You all know this, but I wrote it anyway...
Hmm...sounds like you all don't "know" it after all. Let me explain.
I don't think the system is broken at all. It's not like every game is getting review bombed. It's normally only the ones that are giving people problems at release, although I do agree that many gamers are impatient and sometimes leave a review much too soon in those cases. Still, those reviews can generally give you an idea of what issues a game might currently have.
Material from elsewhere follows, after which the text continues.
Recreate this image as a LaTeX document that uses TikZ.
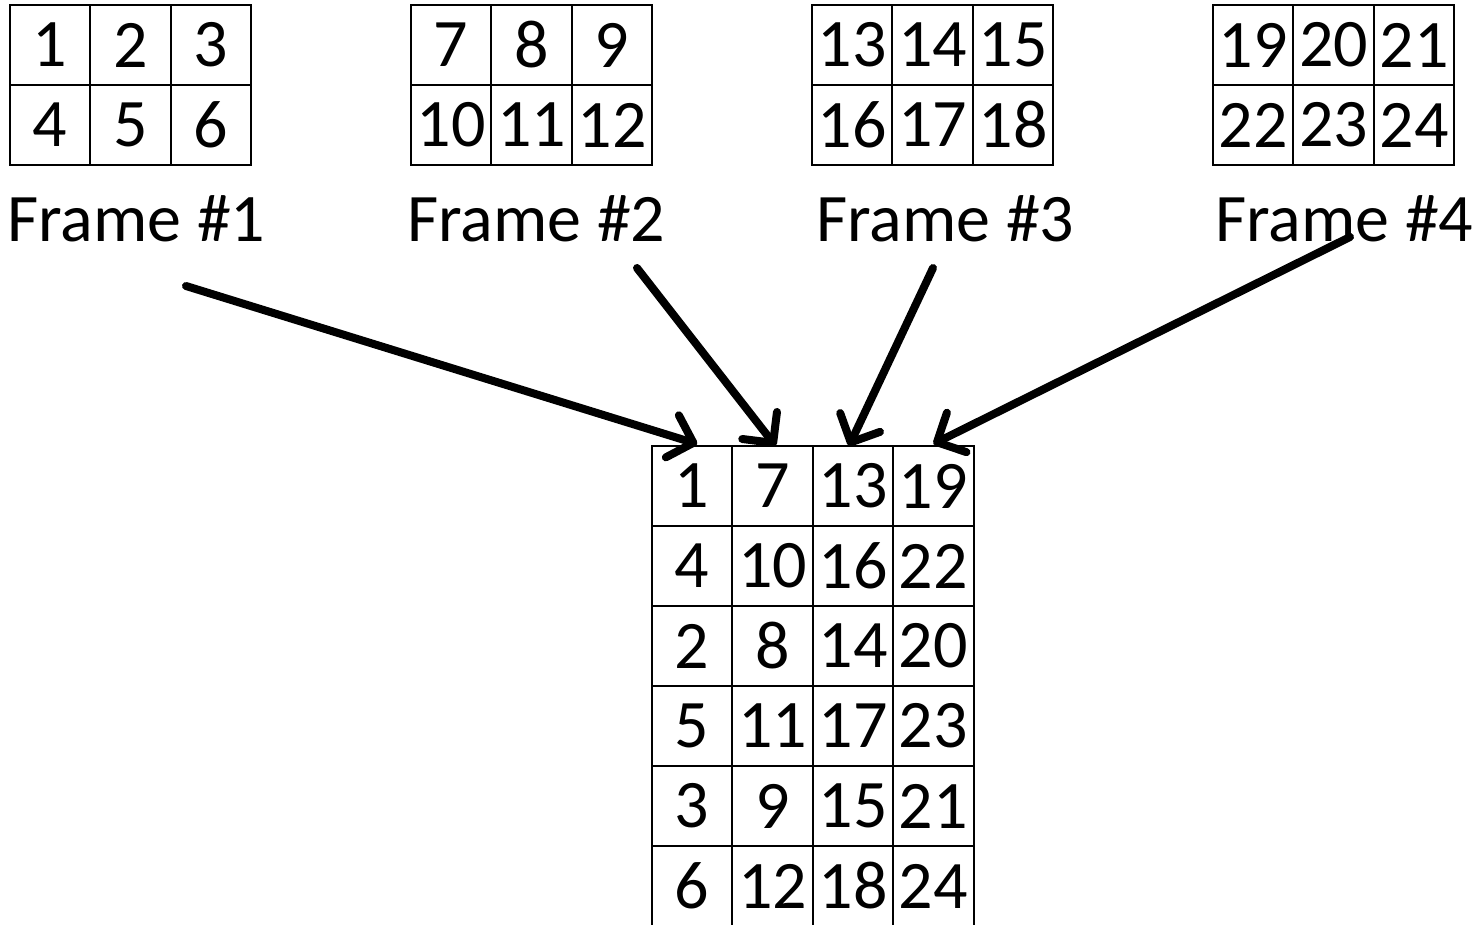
\documentclass[tikz,border=0pt]{standalone}
\usepackage{fontspec}
\setmainfont{Carlito}
\usetikzlibrary{arrows.meta}
\begin{document}
\begin{tikzpicture}[x=0.5pt,y=-0.5pt,
  cell/.style={draw=black,line width=1pt,minimum width=40.2pt,minimum height=40pt,inner sep=0pt,outer sep=0pt,font=\fontsize{34}{36}\selectfont},
  lbl/.style={anchor=base west,inner sep=0pt,font=\fontsize{34}{36}\selectfont},
  arr/.style={line width=4pt,line cap=round,-{Straight Barb[length=11pt,width=22pt,line cap=round,line join=round]}}]
\useasboundingbox (0,0) rectangle (1478,925);
% frames
\foreach \f/\x in {0/10,1/411,2/812,3/1213}{
  \foreach \r in {0,1}{
    \foreach \c in {0,1,2}{
      \pgfmathtruncatemacro{\n}{6*\f+3*\r+\c+1}
      \node[cell] (f\f-\r-\c) at ({\x+40.2+80.4*\c},{45+80*\r}) {\n};
    }
  }
}
\node[lbl] (l1) at (7,242) {Frame \#1};
\node[lbl] (l2) at (407,242) {Frame \#2};
\node[lbl] (l3) at (816,242) {Frame \#3};
\node[lbl] (l4) at (1215,242) {Frame \#4};
% bottom table
\foreach \r/\a/\b/\cc/\d in {0/1/7/13/19,1/4/10/16/22,2/2/8/14/20,3/5/11/17/23,4/3/9/15/21,5/6/12/18/24}{
  \node[cell] (b-\r-0) at ({652+40.2},{486+80*\r}) {\a};
  \node[cell] (b-\r-1) at ({652+40.2+80.4},{486+80*\r}) {\b};
  \node[cell] (b-\r-2) at ({652+40.2+160.8},{486+80*\r}) {\cc};
  \node[cell] (b-\r-3) at ({652+40.2+241.2},{486+80*\r}) {\d};
}
% arrows
\coordinate (s1) at (186,286);
\coordinate (s2) at (637,268);
\coordinate (s3) at (933,268);
\coordinate (s4) at (1350,237);
\draw[arr] (s1) -- ([xshift=2.5pt,yshift=1pt]b-0-0.north);
\draw[arr] (s2) -- ([xshift=1.5pt,yshift=0pt]b-0-1.north);
\draw[arr] (s3) -- ([xshift=-2pt,yshift=0pt]b-0-2.north);
\draw[arr] (s4) -- ([xshift=0pt,yshift=1pt]b-0-3.north);
\end{tikzpicture}
\end{document}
True. Not every game gets review-bombed but some do for reasons that have little to do with the game quality. Take the initial user scores for Hogwarts Legacy as an example for which not even reading the reviews seemed to suffice as without playing the game some of them seemed legit. You would need to know the reason why it would get review-bombed. In statistics there is a fundamental concept of N, number of observations. When N is low, you cannot say much because the uncertainty is high. When N increases, so does certainty around central estimates (simple average in this case). Over time N naturally increases and, as you say, so do does the quality of user reviews because people have actually played the game. Hence, the system is broken in that sense that you cannot base much on initial scores, but you can read the user reviews and find out what may be the issue with the game. None of the sites I know take N into account when they calculate average scores.
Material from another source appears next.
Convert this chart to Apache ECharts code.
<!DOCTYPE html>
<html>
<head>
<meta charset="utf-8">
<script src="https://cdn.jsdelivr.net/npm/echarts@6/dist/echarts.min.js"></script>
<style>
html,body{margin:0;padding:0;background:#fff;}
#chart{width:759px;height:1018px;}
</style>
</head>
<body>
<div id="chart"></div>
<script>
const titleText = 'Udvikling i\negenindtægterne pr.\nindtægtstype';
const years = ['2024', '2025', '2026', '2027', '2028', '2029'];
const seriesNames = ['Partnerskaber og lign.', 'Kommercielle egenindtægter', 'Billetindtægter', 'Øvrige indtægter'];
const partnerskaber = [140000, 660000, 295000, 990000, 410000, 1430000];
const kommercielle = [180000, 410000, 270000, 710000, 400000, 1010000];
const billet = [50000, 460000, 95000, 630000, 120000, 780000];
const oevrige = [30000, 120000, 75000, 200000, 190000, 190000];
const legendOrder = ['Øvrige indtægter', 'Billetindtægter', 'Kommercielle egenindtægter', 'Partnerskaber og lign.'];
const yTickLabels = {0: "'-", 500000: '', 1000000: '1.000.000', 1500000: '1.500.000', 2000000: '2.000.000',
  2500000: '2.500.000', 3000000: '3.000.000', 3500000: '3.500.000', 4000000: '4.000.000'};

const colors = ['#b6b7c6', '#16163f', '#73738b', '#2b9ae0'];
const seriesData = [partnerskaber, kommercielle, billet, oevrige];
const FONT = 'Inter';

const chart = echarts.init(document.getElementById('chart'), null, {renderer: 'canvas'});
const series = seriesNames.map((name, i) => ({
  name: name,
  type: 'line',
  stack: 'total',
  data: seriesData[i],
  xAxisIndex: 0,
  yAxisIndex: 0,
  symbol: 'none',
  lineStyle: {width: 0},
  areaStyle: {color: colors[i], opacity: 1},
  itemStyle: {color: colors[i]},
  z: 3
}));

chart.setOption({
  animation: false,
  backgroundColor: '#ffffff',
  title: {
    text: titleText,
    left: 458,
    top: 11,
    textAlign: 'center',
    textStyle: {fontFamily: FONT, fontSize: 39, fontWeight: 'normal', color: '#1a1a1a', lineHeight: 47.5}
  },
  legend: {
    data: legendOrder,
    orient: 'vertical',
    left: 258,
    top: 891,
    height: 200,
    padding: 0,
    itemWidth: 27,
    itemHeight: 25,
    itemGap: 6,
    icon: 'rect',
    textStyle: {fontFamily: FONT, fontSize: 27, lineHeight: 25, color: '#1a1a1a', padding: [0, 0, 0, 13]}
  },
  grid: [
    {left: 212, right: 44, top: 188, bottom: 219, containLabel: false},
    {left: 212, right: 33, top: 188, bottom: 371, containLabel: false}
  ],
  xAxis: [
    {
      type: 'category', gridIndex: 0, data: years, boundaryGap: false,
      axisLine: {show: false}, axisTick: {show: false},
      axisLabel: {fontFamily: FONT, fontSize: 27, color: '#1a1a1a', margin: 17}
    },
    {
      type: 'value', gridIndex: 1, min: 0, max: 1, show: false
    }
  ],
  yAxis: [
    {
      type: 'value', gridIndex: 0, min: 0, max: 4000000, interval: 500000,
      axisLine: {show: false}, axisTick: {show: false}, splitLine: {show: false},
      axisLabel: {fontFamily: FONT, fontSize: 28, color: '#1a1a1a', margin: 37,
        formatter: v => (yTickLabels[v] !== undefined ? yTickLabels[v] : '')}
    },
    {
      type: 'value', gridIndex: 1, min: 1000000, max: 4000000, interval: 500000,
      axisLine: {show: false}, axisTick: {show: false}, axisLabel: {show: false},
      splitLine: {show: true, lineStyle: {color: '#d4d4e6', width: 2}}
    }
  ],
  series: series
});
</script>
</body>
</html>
I wouldn't say broken; it's coarse because of its binary system, and prone to be review-bombed because it's customers.
This is not true. Binary system can be as effective and sometimes even more effective than a scaled system with more bins. Scaled systems (0-10 as an example) work poorly for user reviews because of this:
Though if you think about it, a big portion of the voters in places like Metacritic can't seem capable of perceiving any nuance anyway and any game they vote for is either a 0 or 10.
Hence binary system is perhaps better for user reviews than a scaled system with sufficient N. One should note that nowhere does the binary system attempt to find the best game ever or even compare games. All it asks is "would you recommend this game". Hence one should not compare games based on the score. I think Steam does it nicely by binning the scores to those words. That's statistically feasible way of doing it and easy for users to understand. What some users seem not to understand, however, is that the system is not designed for comparison.
One must read a number of comments to understand what is going on, but this could be said of any other system after all.
This. One must read
Purely looking at the scores or average terms (e.g. overwhelmingly positive, mostly negative, etc.) does not tell you why the score. Reading helps and our brains are good at compiling information. Far better than a single number.
I don't entirely agree that professional reviewers give a better indication. The information is better formatted, like the pros and cons we often see at the end, but it's also necessary to read a number of them to overcome the bias. They also tend to rush their analysis to publish earlier, and to be more forgiving of the issues.
As we have discussed before, one should not base much on a single score but when one scavenges all available professional review scores online as Open- and Metacritic do, one gets an indication. Still scores gathered this way are not designed for comparison. Hence say 86 is not always better than 74. It depends on the context (type of the game, how many similar games have been released recently, etc.). Also >90 scores typically indicate that the game is somehow evolutionary (using your term, see
), not necessarily a game
I personally would like. We come to reading again. One has to read. The scores are just scores and can be misleading. Hence my comment "the system is broken". Still a game getting
a critic score of 65 indicates that there's something wrong with it.
All the above assuming that a score/review should represent the quality of a game.